Eliminating the first 100 years changes the p-value from 0.03 to 0.4 which changes the need to difference it becauset the time series becomes non-stationary.

## Building Models
### Using Arima

In [None]:
import pmdarima as pm

# auto-ARIMA
model = pm.auto_arima(train, start_p=1, start_q=1,
                         test='adf',
                         max_p=3, max_q=3, m=12,
                         start_P=0, seasonal=False,
                         d=None, D=1, trace=True,
                         error_action='ignore',  
                         suppress_warnings=True, 
                         stepwise=True)

model.summary()

In [13]:
# Forecast
preds, conf_int = model.predict(n_periods=test.shape[0], return_conf_int=True)

# plot the prediction and the actual test values
x_axis = np.arange(train.shape[0] + preds.shape[0])
x_years = x_axis + 1850  # Year starts at 1850

plt.plot(x_years[x_axis[:train.shape[0]]], train, alpha=0.75, label='training')
plt.plot(x_years[x_axis[train.shape[0]:]], preds, alpha=0.75, label='forecast')  # Forecasts
plt.plot(x_years[x_axis[train.shape[0]:]], test,alpha=0.75, label='actual')  # Test data
plt.fill_between(x_years[x_axis[-preds.shape[0]:]],
                 conf_int[:, 0], conf_int[:, 1],
                 alpha=0.1, color='b')
plt.title("Land Avg Temp forecasts - ARIMA")
plt.xlabel("Year")
plt.ylabel("Average Temperature per year")
plt.legend(loc='upper left', fontsize=8)
plt.show()

In [14]:
#Calculate the mean absolute percentage
mape = np.mean(np.abs(preds - test)/np.abs(test))
print((1-mape)*100) #print mape as an accuracy percentage

In [15]:
from sklearn.metrics import mean_squared_error
print(np.sqrt(mean_squared_error(test,preds)))

### Using SARIMA 
Adding seasonality to the model.

In [None]:
# Seasonal - fit stepwise auto-ARIMA
smodel = pm.auto_arima(train, start_p=0, start_q=0, d=1,
                         test='adf',
                         max_p=3, max_q=3, m=12,
                         start_P=0, start_Q=0,
                          seasonal=True, D=1, trace=True,
                         error_action='ignore',  
                         suppress_warnings=True, 
                         stepwise=True, n_fits=50)


In [None]:
smodel.summary()

In [None]:
# Forecast
preds, conf_int = smodel.predict(n_periods=test.shape[0], return_conf_int=True)

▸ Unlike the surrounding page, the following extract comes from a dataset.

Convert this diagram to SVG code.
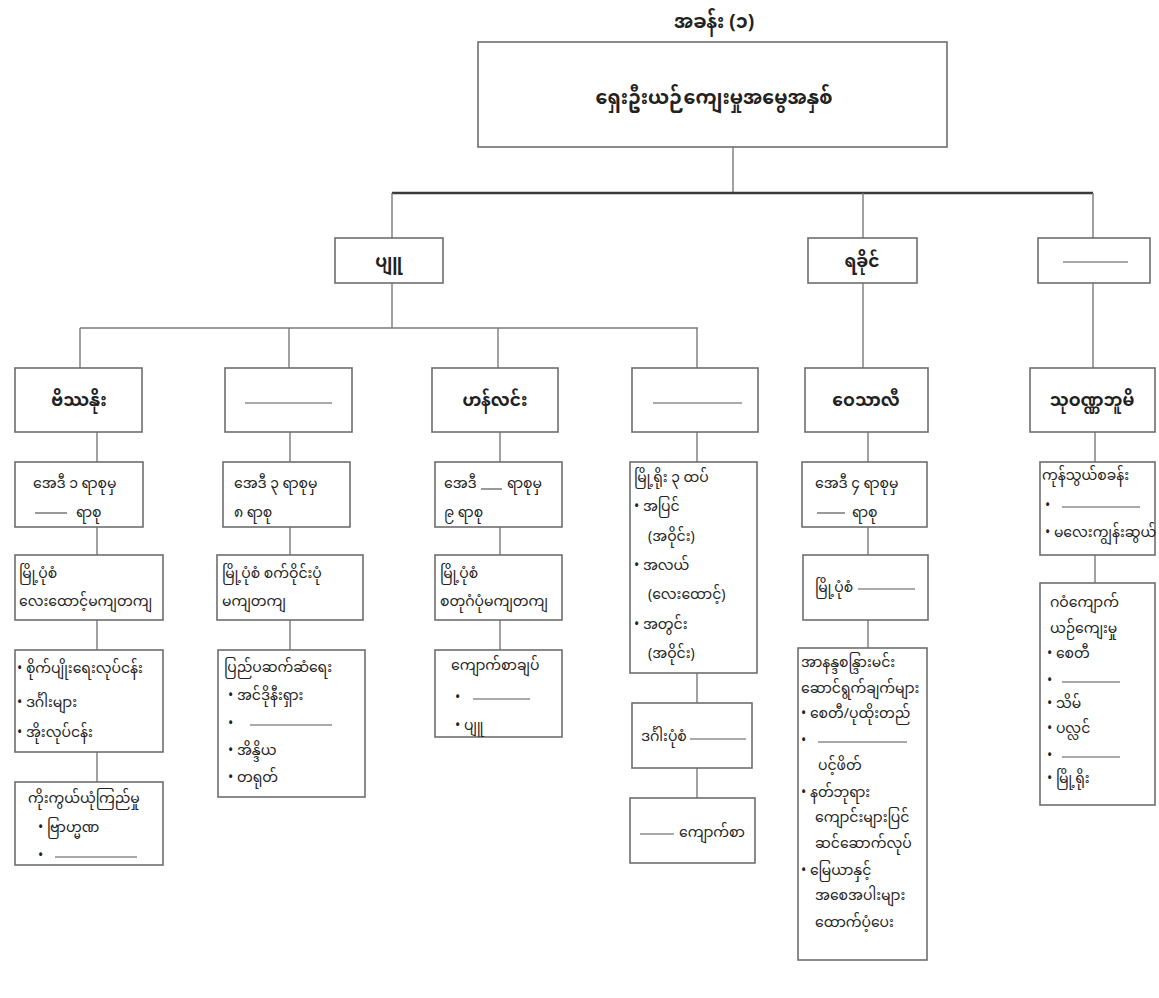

# plot the prediction and the actual test values
x_axis = np.arange(train.shape[0] + preds.shape[0])
x_years = x_axis + 1850  # Year starts at 1850

plt.plot(x_years[x_axis[:train.shape[0]]], train, alpha=0.75, label='training')
plt.plot(x_years[x_axis[train.shape[0]:]], preds, alpha=0.75, label='forecast')  # Forecasts
plt.plot(x_years[x_axis[train.shape[0]:]], test,alpha=0.75, label='actual')  # Test data
plt.fill_between(x_years[x_axis[-preds.shape[0]:]],
                 conf_int[:, 0], conf_int[:, 1],
                 alpha=0.1, color='b')
plt.title("Land Avg Temp forecasts - SARIMA")
plt.xlabel("Year")
plt.ylabel("Average Temperature per year")
plt.legend(loc='upper left', fontsize=8)
plt.show()

In [None]:
#Calculate the mean absolute percentage
mape = np.mean(np.abs(preds - test)/np.abs(test))
print((1-mape)*100) #print mape as an accuracy percentage

In [None]:
print(np.sqrt(mean_squared_error(test,preds)))

Using the Mean Absolute Percentage Error (MAPE), we have a 97.4% accuracy of the SARIMA model. Even if the mape of the ARIMA and SARIMA model are similar(97.4 and 97.2), from the images SARIMA seems to be doing a better job.  Looking at the image above it seems it under forcast the values of actual temperature after about the year 2000.